Harry Churchill Beet VC (1 April 1873 – 10 January 1946) was an English recipient of the Victoria Cross, the highest and most prestigious award for gallantry in the face of the enemy that can be awarded to British and Commonwealth forces.

Beet was 27 years old, and a corporal in the 1st Battalion, Derbyshire Regiment, British Army during the Second Boer War when the following deed took place on 22 April 1900 at Wakkerstroom, South Africa, for which he was awarded the VC:

At Wakkerstroom, on the 22nd April, 1900, No. 2 Mounted Infantry Company, 1st Battalion Derbyshire Regiment, with two squadrons, Imperial Yeomanry, had to retire from near a farm, under a ridge held by Boers. Corporal Burnett, Imperial Yeomanry, was left on the ground wounded, and Corporal Beet, on seeing him, remained behind and placed him under cover, bound up his wounds, and by firing prevented the Boers from coming down to the farm till dark, when Doctor Wilson, Imperial Yeomanry, came to the wounded man's assistance. The retirement was carried out under a very heavy fire, and Corporal Beet was exposed to fire during the whole afternoon.
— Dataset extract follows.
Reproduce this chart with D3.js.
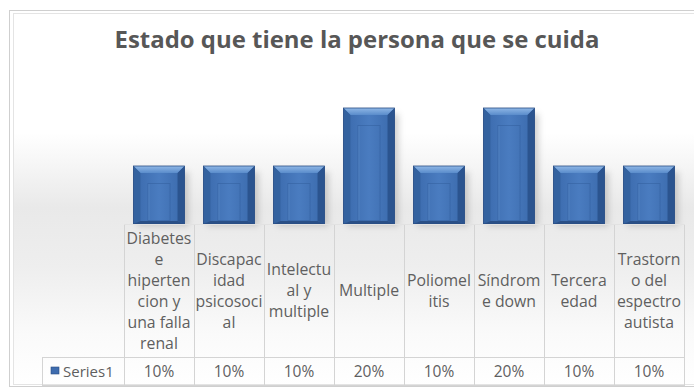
<!DOCTYPE html>
<html>
<head>
<meta charset="utf-8">
<script src="https://cdn.jsdelivr.net/npm/d3@7"></script>
<style>
  body { margin: 0; background: #fff; }
  svg { display: block; }
  text { font-family: "Open Sans", sans-serif; fill: #5f5f5f; }
</style>
</head>
<body>
<div id="chart"></div>
<script>
// ----------------- DATA -----------------
const title = "Estado que tiene la persona que se cuida";
const seriesName = "Series1";
const categories = [
    "Diabetes e hipertencion y una falla renal",
    "Discapacidad psicosocial",
    "Intelectual y multiple",
    "Multiple",
    "Poliomelitis",
    "Síndrome down",
    "Tercera edad",
    "Trastorno del espectro autista"
];
// label lines as they wrap in the table cells
const categoryLines = [
    ["Diabetes", "e", "hiperten", "cion y", "una falla", "renal"],
    ["Discapac", "idad", "psicosoci", "al"],
    ["Intelectu", "al y", "multiple"],
    ["Multiple"],
    ["Poliomel", "itis"],
    ["Síndrom", "e down"],
    ["Tercera", "edad"],
    ["Trastorn", "o del", "espectro", "autista"]
];
const values = [0.10, 0.10, 0.10, 0.20, 0.10, 0.20, 0.10, 0.10];

// ----------------- LAYOUT -----------------
const width = 694, height = 389;
const plotLeft = 124, plotRight = 684;
const floorY = 224, labelBottom = 357, tableBottom = 385;
const legendLeft = 42;

const svg = d3.select("#chart").append("svg")
    .attr("width", width)
    .attr("height", height);

const defs = svg.append("defs");

// background gradient (grey band around the floor)
const bg = defs.append("linearGradient").attr("id", "bg")
    .attr("x1", 0).attr("y1", 0).attr("x2", 0).attr("y2", 1);
[[0, "#ffffff"], [0.32, "#ffffff"], [0.52, "#e9e9e9"], [0.68, "#eeeeee"], [0.86, "#fafafa"], [1, "#ffffff"]]
    .forEach(([o, c]) => bg.append("stop").attr("offset", o).attr("stop-color", c));

// bar face gradient
const face = defs.append("linearGradient").attr("id", "face")
    .attr("x1", 0).attr("y1", 0).attr("x2", 1).attr("y2", 0);
[[0, "#3a69ab"], [0.5, "#4a7cc0"], [1, "#3a69ab"]]
    .forEach(([o, c]) => face.append("stop").attr("offset", o).attr("stop-color", c));

const topBevel = defs.append("linearGradient").attr("id", "topBevel")
    .attr("x1", 0).attr("y1", 0).attr("x2", 0).attr("y2", 1);
[[0, "#8fb7e6"], [1, "#5a8ccb"]]
    .forEach(([o, c]) => topBevel.append("stop").attr("offset", o).attr("stop-color", c));

const blur = defs.append("filter").attr("id", "shadow")
    .attr("x", "-50%").attr("y", "-50%").attr("width", "200%").attr("height", "200%");
blur.append("feGaussianBlur").attr("stdDeviation", 3);

// chart area + double border
svg.append("rect")
    .attr("x", 13).attr("y", 14)
    .attr("width", width).attr("height", 372)
    .attr("fill", "url(#bg)");
svg.append("rect")
    .attr("x", 9.5).attr("y", 10.5)
    .attr("width", width + 10).attr("height", 376)
    .attr("fill", "none").attr("stroke", "#cfcfcf");
svg.append("rect")
    .attr("x", 13.5).attr("y", 13.5)
    .attr("width", width + 10).attr("height", 371)
    .attr("fill", "none").attr("stroke", "#e4e4e4");

// title, fitted to the reference width
const titleText = svg.append("text")
    .attr("x", 357).attr("y", 48)
    .attr("text-anchor", "middle")
    .style("font-weight", "bold")
    .style("font-size", "22px")
    .style("fill", "#575757")
    .text(title);
const tw = titleText.node().getComputedTextLength();
titleText.style("font-size", (22 * 485 / tw).toFixed(2) + "px");

// ----------------- SCALES -----------------
const x = d3.scaleBand()
    .domain(categories)
    .range([plotLeft, plotRight])
    .paddingInner(0.27)
    .paddingOuter(0.135);

const y = d3.scaleLinear()
    .domain([0, 0.2])
    .range([floorY, 108]);

const step = x.step();
const cellLeft = c => x(c) - x.step() * x.paddingInner() / 2;

// ----------------- BARS -----------------
const bars = svg.append("g").attr("class", "bars")
    .selectAll("g")
    .data(categories.map((c, i) => ({ cat: c, value: values[i] })))
    .join("g");

// soft shadow on the floor
bars.append("rect")
    .attr("x", d => x(d.cat) + 4)
    .attr("y", d => y(d.value) + 6)
    .attr("width", x.bandwidth())
    .attr("height", d => floorY - y(d.value) - 4)
    .attr("fill", "#7a7a7a")
    .attr("opacity", 0.35)
    .attr("filter", "url(#shadow)");

const b = 7;
bars.each(function (d) {
    const g = d3.select(this);
    const x0 = x(d.cat), x1 = x0 + x.bandwidth();
    const y0 = y(d.value), y1 = y(0);
    const poly = pts => pts.map(p => p.join(",")).join(" ");

    g.append("rect")
        .attr("x", x0).attr("y", y0)
        .attr("width", x1 - x0).attr("height", y1 - y0)
        .attr("fill", "url(#face)");
    g.append("polygon") // top
        .attr("points", poly([[x0, y0], [x1, y0], [x1 - b, y0 + b], [x0 + b, y0 + b]]))
        .attr("fill", "url(#topBevel)");
    g.append("polygon") // left
        .attr("points", poly([[x0, y0], [x0 + b, y0 + b], [x0 + b, y1 - 3], [x0, y1]]))
        .attr("fill", "#34629f");
    g.append("polygon") // right
        .attr("points", poly([[x1, y0], [x1, y1], [x1 - b, y1 - 3], [x1 - b, y0 + b]]))
        .attr("fill", "#2b548f");
    g.append("polygon") // bottom
        .attr("points", poly([[x0, y1], [x0 + b, y1 - 3], [x1 - b, y1 - 3], [x1, y1]]))
        .attr("fill", "#2a4f86");
    // inner panel: two faint vertical grooves and a top edge
    g.append("rect")
        .attr("x", x0 + 14.5).attr("y", y0 + 17.5)
        .attr("width", x1 - x0 - 29).attr("height", y1 - y0 - 21)
        .attr("fill", "none")
        .attr("stroke", "#2f5c99")
        .attr("stroke-width", 1)
        .attr("opacity", 0.45);
    g.append("line")
        .attr("x1", x0 + 15.5).attr("x2", x0 + 15.5)
        .attr("y1", y0 + 18).attr("y2", y1 - 4)
        .attr("stroke", "#6b9ad2").attr("opacity", 0.4);
    g.append("rect")
        .attr("x", x0).attr("y", y0)
        .attr("width", x1 - x0).attr("height", y1 - y0)
        .attr("fill", "none")
        .attr("stroke", "#2a4e84")
        .attr("stroke-width", 0.8);
});

// ----------------- DATA TABLE -----------------
const grid = svg.append("g").attr("stroke", "#d4d4d4").attr("stroke-width", 1);
categories.forEach((c, i) => {
    grid.append("line")
        .attr("x1", cellLeft(c) + 0.5).attr("x2", cellLeft(c) + 0.5)
        .attr("y1", floorY).attr("y2", tableBottom);
});
grid.append("line")
    .attr("x1", plotRight + 0.5).attr("x2", plotRight + 0.5)
    .attr("y1", floorY).attr("y2", tableBottom);
grid.append("line")
    .attr("x1", legendLeft + 0.5).attr("x2", legendLeft + 0.5)
    .attr("y1", labelBottom).attr("y2", tableBottom);
[labelBottom, tableBottom].forEach(yy => {
    grid.append("line")
        .attr("x1", legendLeft).attr("x2", plotRight + 1)
        .attr("y1", yy + 0.5).attr("y2", yy + 0.5);
});
grid.append("line")
    .attr("x1", plotLeft).attr("x2", plotRight + 1)
    .attr("y1", floorY + 0.5).attr("y2", floorY + 0.5)
    .attr("stroke", "#e2e2e2");

// category labels
const lineH = 21;
const labelMid = (floorY + labelBottom) / 2;
categories.forEach((c, i) => {
    const lines = categoryLines[i];
    const t = svg.append("text")
        .attr("text-anchor", "middle")
        .style("font-size", "15.8px");
    lines.forEach((ln, j) => {
        t.append("tspan")
            .attr("x", cellLeft(c) + step / 2)
            .attr("y", labelMid + (j - (lines.length - 1) / 2) * lineH + 5.5)
            .text(ln);
    });
});

// values row
const fmt = d3.format(".0%");
svg.append("g").selectAll("text")
    .data(categories)
    .join("text")
    .attr("x", c => cellLeft(c) + step / 2)
    .attr("y", (labelBottom + tableBottom) / 2 + 5.5)
    .attr("text-anchor", "middle")
    .style("font-size", "15.5px")
    .text((c, i) => fmt(values[i]));

// legend key + series name
svg.append("rect")
    .attr("x", 51).attr("y", 367)
    .attr("width", 8).attr("height", 7)
    .attr("fill", "#3e6cae")
    .attr("stroke", "#2a4e84")
    .attr("stroke-width", 0.6);
svg.append("text")
    .attr("x", 63).attr("y", (labelBottom + tableBottom) / 2 + 5.5)
    .style("font-size", "15px")
    .text(seriesName);
</script>
</body>
</html>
He stayed in South Africa until after the war had ended in June 1902, and returned to the United Kingdom on the SS Syria in September that year. On his return to his hometown Long Eaton, Derbyshire, his townsmen gave him what was reported as a ″great reception″.

He later achieved the rank of captain. He later emigrated to Saskatchewan, Canada, where he fought with the Canadian Expeditionary Force in World War I. In 1936 he settled in Vancouver where he remained until his death.

His Victoria Cross is displayed at the Sherwood Foresters Museum, The Castle, Nottingham, England.